Oh, real-live example for "short automatic descriptions" (same code as the
API) vs. manual ones: Searching for "Peter" on Wikidata, with autodesc
gadget:
https://twitter.com/MagnusManske/status/564782161845551104


On Mon Feb 09 2015 at 13:09:27 Magnus Manske <[email protected]>
wrote:

> On Mon Feb 09 2015 at 13:00:35 Daniel Kinzler <[email protected]>
> wrote:
>
>>
>> Since wb_terms has one row per term, and a field for the term type, it
>> would be
>> simple enough to inject "auto-descriptions". The only issue is that
>> wb_terms is
>> already pretty huge, and adding automatic descriptions in *all* languages
>> would
>> likely bloat it a lot more. Language variants could be omitted, but still
>> -
>> that's a lot of data...
>>
>> It would be a quick'n'dirty solution. But it highlights an issue: We'd
> have the same problem with manual descriptions, if they were to arrive in
> large numbers.
>
> There's always Yet Another Table.
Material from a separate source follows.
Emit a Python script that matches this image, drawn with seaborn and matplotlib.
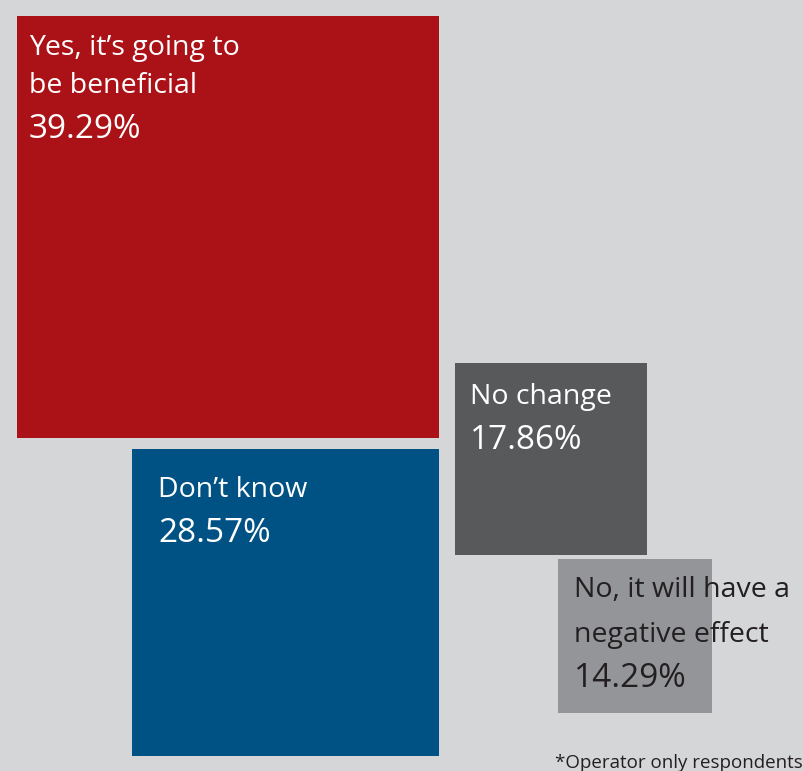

Maybe a description would be generated
> on-the-fly only if a Wikidata page is visited in a language, and removed
> after ~1 month of "non-viewing"? That should keep the table short enough,
> but would require extra effort for API calls and dumps, provided those
> should show descriptions for /all/ languages.
>
> Then again there's the Labs hadoop cluster, used for Analytics IIRC. That
> sounds like a way to process and store vast amounts of small,
> self-contained datasets (description strings). Would tie the solution to
> Wikimedia, though, and require a lot of engineering effort to get started.